**DATA SHOWN:**
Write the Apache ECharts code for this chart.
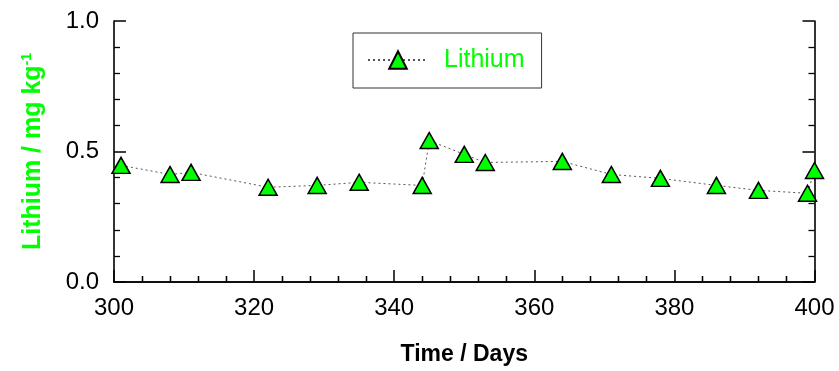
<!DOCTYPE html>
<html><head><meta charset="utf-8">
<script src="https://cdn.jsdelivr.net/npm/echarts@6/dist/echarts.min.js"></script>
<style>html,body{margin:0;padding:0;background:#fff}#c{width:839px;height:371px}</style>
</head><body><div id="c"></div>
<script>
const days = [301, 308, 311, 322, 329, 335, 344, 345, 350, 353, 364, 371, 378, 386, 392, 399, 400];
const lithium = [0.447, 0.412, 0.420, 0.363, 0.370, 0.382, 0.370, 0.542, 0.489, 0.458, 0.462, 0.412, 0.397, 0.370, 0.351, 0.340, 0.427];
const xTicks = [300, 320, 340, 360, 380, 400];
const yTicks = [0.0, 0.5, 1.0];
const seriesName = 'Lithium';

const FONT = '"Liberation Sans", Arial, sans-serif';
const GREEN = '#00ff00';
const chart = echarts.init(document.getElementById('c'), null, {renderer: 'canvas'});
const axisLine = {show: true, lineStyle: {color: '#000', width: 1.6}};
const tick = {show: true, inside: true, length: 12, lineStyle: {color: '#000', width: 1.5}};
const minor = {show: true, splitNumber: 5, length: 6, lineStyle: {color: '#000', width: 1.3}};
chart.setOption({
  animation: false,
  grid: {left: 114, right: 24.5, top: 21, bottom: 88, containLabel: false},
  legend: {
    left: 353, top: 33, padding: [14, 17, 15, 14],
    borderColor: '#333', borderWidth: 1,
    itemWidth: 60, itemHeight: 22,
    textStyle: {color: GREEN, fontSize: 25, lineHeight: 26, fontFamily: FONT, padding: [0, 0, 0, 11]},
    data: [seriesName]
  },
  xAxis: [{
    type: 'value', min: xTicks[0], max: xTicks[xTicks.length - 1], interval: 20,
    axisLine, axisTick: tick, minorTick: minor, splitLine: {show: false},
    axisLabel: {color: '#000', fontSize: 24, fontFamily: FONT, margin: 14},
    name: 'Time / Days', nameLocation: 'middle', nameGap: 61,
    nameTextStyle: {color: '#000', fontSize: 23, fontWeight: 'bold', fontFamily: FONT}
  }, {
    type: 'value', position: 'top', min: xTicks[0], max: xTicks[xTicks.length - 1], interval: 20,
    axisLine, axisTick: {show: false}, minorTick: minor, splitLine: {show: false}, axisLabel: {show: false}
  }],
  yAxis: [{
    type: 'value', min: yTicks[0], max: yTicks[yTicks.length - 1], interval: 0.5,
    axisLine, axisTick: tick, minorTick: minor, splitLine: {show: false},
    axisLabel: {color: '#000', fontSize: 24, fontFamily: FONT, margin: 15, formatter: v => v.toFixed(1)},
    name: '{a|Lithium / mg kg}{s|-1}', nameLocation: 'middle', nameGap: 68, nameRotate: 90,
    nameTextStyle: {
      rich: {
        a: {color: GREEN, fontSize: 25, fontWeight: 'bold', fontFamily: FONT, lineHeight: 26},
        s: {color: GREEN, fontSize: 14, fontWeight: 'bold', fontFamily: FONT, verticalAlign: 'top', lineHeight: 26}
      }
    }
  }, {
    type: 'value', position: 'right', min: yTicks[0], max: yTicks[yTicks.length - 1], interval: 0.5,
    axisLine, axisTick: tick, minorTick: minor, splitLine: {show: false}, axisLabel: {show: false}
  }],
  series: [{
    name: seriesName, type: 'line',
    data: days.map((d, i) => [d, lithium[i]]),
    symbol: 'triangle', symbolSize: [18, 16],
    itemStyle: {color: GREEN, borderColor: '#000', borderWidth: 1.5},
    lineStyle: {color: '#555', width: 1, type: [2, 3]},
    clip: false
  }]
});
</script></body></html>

**YOUR TASK:** Look at the listing and set down only the lines from its start through the line with "const seriesName = 'Lithium';", word for word and without pictures.

**CORRECT OUTPUT:**
Write the Apache ECharts code for this chart.
<!DOCTYPE html>
<html><head><meta charset="utf-8">
<script src="https://cdn.jsdelivr.net/npm/echarts@6/dist/echarts.min.js"></script>
<style>html,body{margin:0;padding:0;background:#fff}#c{width:839px;height:371px}</style>
</head><body><div id="c"></div>
<script>
const days = [301, 308, 311, 322, 329, 335, 344, 345, 350, 353, 364, 371, 378, 386, 392, 399, 400];
const lithium = [0.447, 0.412, 0.420, 0.363, 0.370, 0.382, 0.370, 0.542, 0.489, 0.458, 0.462, 0.412, 0.397, 0.370, 0.351, 0.340, 0.427];
const xTicks = [300, 320, 340, 360, 380, 400];
const yTicks = [0.0, 0.5, 1.0];
const seriesName = 'Lithium';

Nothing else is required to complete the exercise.